> **Direction**: Nothing but the lines from the top of the data to the line holding "(t2) at (863,23)" should be printed, word for word and both ends included; leave the pictures out.

> **Entries shown**:
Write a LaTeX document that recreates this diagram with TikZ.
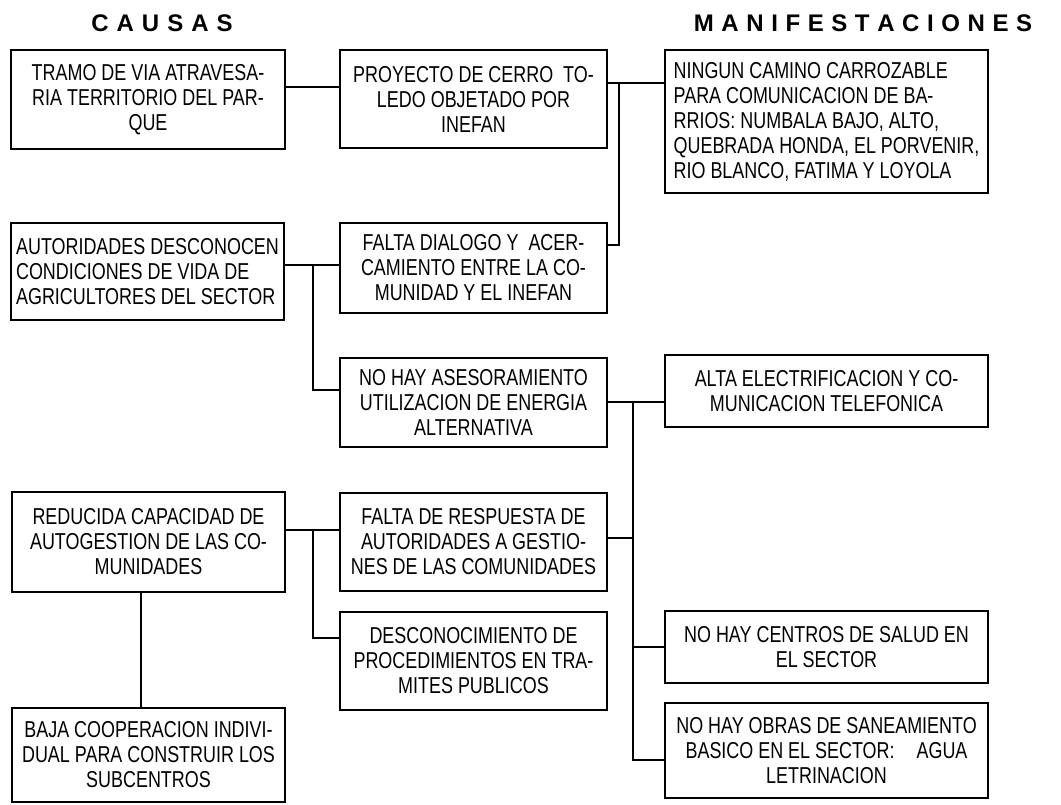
\documentclass[tikz,border=0pt]{standalone}
\usepackage{fontspec}
\setmainfont{Liberation Sans}[FakeStretch=0.78]
\newfontfamily\titlefont{Liberation Sans}
\tikzset{
  box/.style={draw, line width=1.6pt, inner sep=0pt, align=center,
    font=\fontsize{23}{25}\selectfont},
  lbox/.style={box, align=left},
  conn/.style={line width=1.6pt},
  ttl/.style={font=\titlefont\bfseries\fontsize{24}{26}\selectfont, inner sep=0pt}
}
\begin{document}
\begin{tikzpicture}[x=1pt,y=-1pt]
\useasboundingbox (0,0) rectangle (1061,805);
\node[ttl] (t1) at (162,23) {\spaceskip=8pt\relax C A U S A S};
\node[ttl] (t2) at (863,23) {\spaceskip=7.6pt\relax M A N I F E S T A C I O N E S};

% left column
\node[box, minimum width=274pt, minimum height=99pt] (L1) at (148,99.5)
  {TRAMO DE VIA ATRAVESA-\\RIA TERRITORIO DEL PAR-\\QUE};
\node[lbox, minimum width=273pt, minimum height=97pt] (L2) at (147.5,271.5)
  {AUTORIDADES DESCONOCEN\\CONDICIONES DE VIDA DE\\AGRICULTORES DEL SECTOR};
\node[box, minimum width=273pt, minimum height=100pt] (L3) at (148.5,542)
  {REDUCIDA CAPACIDAD DE\\AUTOGESTION DE LAS CO-\\MUNIDADES};
\node[box, minimum width=273pt, minimum height=94pt] (L4) at (148.5,755)
  {BAJA COOPERACION INDIVI-\\DUAL PARA CONSTRUIR LOS\\SUBCENTROS};

% middle column
\node[box, minimum width=267pt, minimum height=98pt] (M1) at (473.5,99)
  {PROYECTO DE CERRO\ \ TO-\\LEDO OBJETADO POR\\INEFAN};
\node[box, minimum width=267pt, minimum height=90pt] (M2) at (473.5,268)
  {FALTA DIALOGO Y\ \ ACER-\\CAMIENTO ENTRE LA CO-\\MUNIDAD Y EL INEFAN};
\node[box, minimum width=267pt, minimum height=89pt] (M3) at (473.5,402.5)
  {NO HAY ASESORAMIENTO\\UTILIZACION DE ENERGIA\\ALTERNATIVA};
\node[box, minimum width=267pt, minimum height=98pt] (M4) at (473.5,542)
  {FALTA DE RESPUESTA DE\\AUTORIDADES A GESTIO-\\NES DE LAS COMUNIDADES};
\node[box, minimum width=267pt, minimum height=98pt] (M5) at (473.5,661)
  {DESCONOCIMIENTO DE\\PROCEDIMIENTOS EN TRA-\\MITES PUBLICOS};

% right column
\node[lbox, minimum width=323pt, minimum height=143pt] (R1) at (826.5,121.5)
  {NINGUN CAMINO CARROZABLE\\PARA COMUNICACION DE BA-\\RRIOS: NUMBALA BAJO, ALTO,\\QUEBRADA HONDA, EL PORVENIR,\\RIO BLANCO, FATIMA Y LOYOLA};
\node[box, minimum width=323pt, minimum height=72pt] (R2) at (826.5,391)
  {ALTA ELECTRIFICACION Y CO-\\MUNICACION TELEFONICA};
\node[box, minimum width=323pt, minimum height=72pt] (R3) at (826.5,647)
  {NO HAY CENTROS DE SALUD EN\\EL SECTOR};
\node[box, minimum width=323pt, minimum height=95pt] (R4) at (826.5,750.5)
  {NO HAY OBRAS DE SANEAMIENTO\\BASICO EN EL SECTOR:\hspace{22pt}AGUA\\LETRINACION};

% connectors
\coordinate (a) at (300,87);
\draw[conn] (L1.east |- a) -- (M1.west |- a);
\coordinate (b) at (619,83);
\coordinate (b2) at (619,245);
\draw[conn] (M1.east |- b) -- (R1.west |- b);
\draw[conn] (b) -- (b2) -- (M2.east |- b2);
\coordinate (c) at (313,265);
\coordinate (c2) at (313,390);
\draw[conn] (L2.east |- c) -- (M2.west |- c);
\draw[conn] (c) -- (c2) -- (M3.west |- c2);
\coordinate (d) at (633,402);
\coordinate (d2) at (633,538);
\coordinate (d3) at (633,647);
\coordinate (d4) at (633,760);
\draw[conn] (M3.east |- d) -- (R2.west |- d);
\draw[conn] (d) -- (d4) -- (R4.west |- d4);
\draw[conn] (M4.east |- d2) -- (d2);
\draw[conn] (d3) -- (R3.west |- d3);
\coordinate (e) at (313,530);
\coordinate (e2) at (313,638);
\draw[conn] (L3.east |- e) -- (M4.west |- e);
\draw[conn] (e) -- (e2) -- (M5.west |- e2);
\coordinate (f) at (141,650);
\draw[conn] (L3.south -| f) -- (L4.north -| f);
\end{tikzpicture}
\end{document}
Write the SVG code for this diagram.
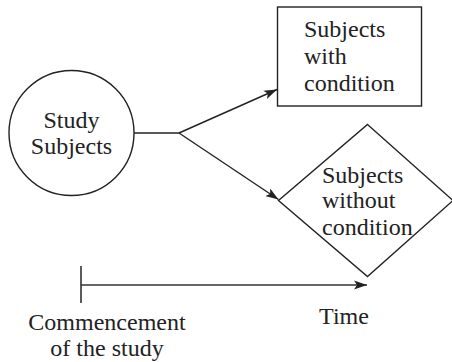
<svg xmlns="http://www.w3.org/2000/svg" width="452" height="362" viewBox="0 0 452 362">
<style>
text{font-family:"Liberation Serif","Times New Roman",serif;font-size:24px;fill:#222}
.s{fill:none;stroke:#222;stroke-width:1.4}
.c{fill:none;stroke:#333;stroke-width:1.6}
</style>
<defs>
<marker id="ah" markerWidth="14" markerHeight="10" refX="13" refY="5" orient="auto" markerUnits="userSpaceOnUse">
<path d="M0,0.5 L13,5 L0,9.5 L3,5 Z" fill="#222"/>
</marker>
</defs>
<rect width="452" height="362" fill="#fff"/>
<g id="study">
<circle class="s" cx="71.5" cy="133" r="62.5"/>
<text x="71.5" y="127.5" text-anchor="middle">Study</text>
<text x="71.5" y="153.5" text-anchor="middle">Subjects</text>
</g>
<g id="with">
<rect class="s" x="277.5" y="7" width="144" height="99"/>
<text x="304" y="37">Subjects</text>
<text x="304" y="64">with</text>
<text x="304" y="91">condition</text>
</g>
<g id="without">
<polygon class="s" points="367.5,124.5 453,200.5 367.5,276.5 278.5,200.5"/>
<text x="322" y="182.5">Subjects</text>
<text x="322" y="208">without</text>
<text x="322" y="235">condition</text>
</g>
<g id="connectors">
<polyline class="s" points="134,133 179,133"/>
<line class="s" x1="179" y1="133" x2="277" y2="89.5" marker-end="url(#ah)"/>
<line class="s" x1="179" y1="133" x2="278.5" y2="199.5" marker-end="url(#ah)"/>
<line class="c" x1="81" y1="266" x2="81" y2="303"/>
<line class="c" x1="81" y1="285" x2="367" y2="285" marker-end="url(#ah)"/>
</g>
<g id="labels">
<text x="107" y="329.5" text-anchor="middle">Commencement</text>
<text x="107" y="355.5" text-anchor="middle">of the study</text>
<text x="344" y="323.5" text-anchor="middle">Time</text>
</g>
</svg>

> **Response**:
Write a LaTeX document that recreates this diagram with TikZ.
\documentclass[tikz,border=0pt]{standalone}
\usepackage{fontspec}
\setmainfont{Liberation Sans}[FakeStretch=0.78]
\newfontfamily\titlefont{Liberation Sans}
\tikzset{
  box/.style={draw, line width=1.6pt, inner sep=0pt, align=center,
    font=\fontsize{23}{25}\selectfont},
  lbox/.style={box, align=left},
  conn/.style={line width=1.6pt},
  ttl/.style={font=\titlefont\bfseries\fontsize{24}{26}\selectfont, inner sep=0pt}
}
\begin{document}
\begin{tikzpicture}[x=1pt,y=-1pt]
\useasboundingbox (0,0) rectangle (1061,805);
\node[ttl] (t1) at (162,23) {\spaceskip=8pt\relax C A U S A S};
\node[ttl] (t2) at (863,23) {\spaceskip=7.6pt\relax M A N I F E S T A C I O N E S};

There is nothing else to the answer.